BRIEF: Transcribe the material in full. Nothing should differ except that the pictures are left out.

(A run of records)
★ ★ ★ ★ ★

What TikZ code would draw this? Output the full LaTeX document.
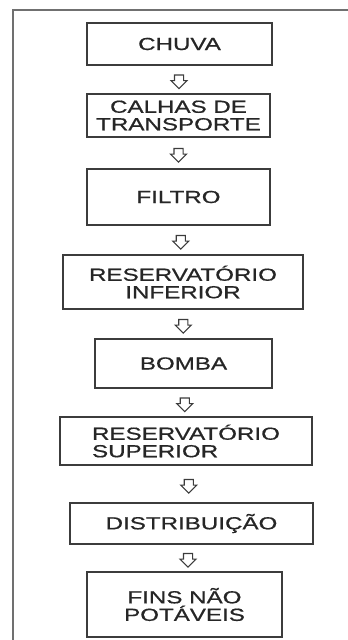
\documentclass[tikz,border=0pt]{standalone}
\usepackage{fontspec}
\newfontfamily\flowfont[FakeStretch=1.38,FakeBold=0.7]{Liberation Sans}
\usetikzlibrary{shapes.arrows,calc}
\definecolor{framegray}{HTML}{707070}
\definecolor{boxgray}{HTML}{3C3C3C}
\tikzset{
    flowbox/.style={draw=boxgray,line width=1.5pt,inner sep=0pt,align=center,
        font=\flowfont\fontsize{17.5}{17.5}\selectfont,text=black!85},
    downarrow/.style={single arrow,draw=boxgray,line width=1.1pt,rotate=-90,
        inner sep=4pt,minimum height=13pt,single arrow head extend=3.5pt}
}
\begin{document}
\begin{tikzpicture}[x=1pt,y=-1pt]
    \useasboundingbox (0,0) rectangle (348,640);
    \draw[framegray,line width=2pt] (13,640) -- (13,10) -- (348,10);
    \node[flowbox,minimum width=185pt,minimum height=42pt] (chuva) at (179.5,44) {CHUVA};
    \node[flowbox,minimum width=183pt,minimum height=43pt] (calhas) at (178.5,115.5) {CALHAS DE\\TRANSPORTE};
    \node[flowbox,minimum width=183pt,minimum height=56pt] (filtro) at (178.5,197) {FILTRO};
    \node[flowbox,minimum width=240pt,minimum height=54pt] (resinf) at (183,282) {RESERVATÓRIO\\INFERIOR};
    \node[flowbox,minimum width=177pt,minimum height=49pt] (bomba) at (183.5,363.5) {BOMBA};
    \node[flowbox,align=left,minimum width=252pt,minimum height=48pt] (ressup) at (186,441) {RESERVATÓRIO\\SUPERIOR};
    \node[flowbox,minimum width=243pt,minimum height=41pt] (distr) at (191.5,523.5) {DISTRIBUIÇÃO};
    \node[flowbox,minimum width=195pt,minimum height=65pt] (fins) at (184.5,604.5) {FINS NÃO\\POTÁVEIS};
    % hollow arrows between the steps
    \foreach \a/\b [count=\i] in {chuva/calhas,calhas/filtro,filtro/resinf,
        resinf/bomba,bomba/ressup,ressup/distr,distr/fins}
    \node[downarrow] (arr\i) at ($(\a.south)!0.5!(\b.north)$) {};
\end{tikzpicture}
\end{document}
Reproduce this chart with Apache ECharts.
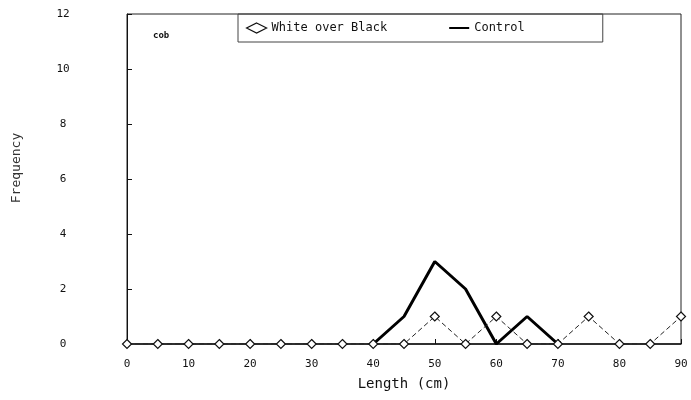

★ ★ ★ ★ ★

RESULT FOR THIS EXERCISE:
What TikZ code would draw this? Output the full LaTeX document.
\documentclass[tikz,border=0pt]{standalone}
\usepackage{fontspec}
\newfontfamily\flowfont[FakeStretch=1.38,FakeBold=0.7]{Liberation Sans}
\usetikzlibrary{shapes.arrows,calc}
\definecolor{framegray}{HTML}{707070}
\definecolor{boxgray}{HTML}{3C3C3C}
\tikzset{
    flowbox/.style={draw=boxgray,line width=1.5pt,inner sep=0pt,align=center,
        font=\flowfont\fontsize{17.5}{17.5}\selectfont,text=black!85},
    downarrow/.style={single arrow,draw=boxgray,line width=1.1pt,rotate=-90,
        inner sep=4pt,minimum height=13pt,single arrow head extend=3.5pt}
}
\begin{document}
\begin{tikzpicture}[x=1pt,y=-1pt]
    \useasboundingbox (0,0) rectangle (348,640);
    \draw[framegray,line width=2pt] (13,640) -- (13,10) -- (348,10);
    \node[flowbox,minimum width=185pt,minimum height=42pt] (chuva) at (179.5,44) {CHUVA};
    \node[flowbox,minimum width=183pt,minimum height=43pt] (calhas) at (178.5,115.5) {CALHAS DE\\TRANSPORTE};
    \node[flowbox,minimum width=183pt,minimum height=56pt] (filtro) at (178.5,197) {FILTRO};
    \node[flowbox,minimum width=240pt,minimum height=54pt] (resinf) at (183,282) {RESERVATÓRIO\\INFERIOR};
    \node[flowbox,minimum width=177pt,minimum height=49pt] (bomba) at (183.5,363.5) {BOMBA};
    \node[flowbox,align=left,minimum width=252pt,minimum height=48pt] (ressup) at (186,441) {RESERVATÓRIO\\SUPERIOR};
    \node[flowbox,minimum width=243pt,minimum height=41pt] (distr) at (191.5,523.5) {DISTRIBUIÇÃO};
    \node[flowbox,minimum width=195pt,minimum height=65pt] (fins) at (184.5,604.5) {FINS NÃO\\POTÁVEIS};
    % hollow arrows between the steps
    \foreach \a/\b [count=\i] in {chuva/calhas,calhas/filtro,filtro/resinf,
        resinf/bomba,bomba/ressup,ressup/distr,distr/fins}
    \node[downarrow] (arr\i) at ($(\a.south)!0.5!(\b.north)$) {};
\end{tikzpicture}
\end{document}
Reproduce this chart with Apache ECharts.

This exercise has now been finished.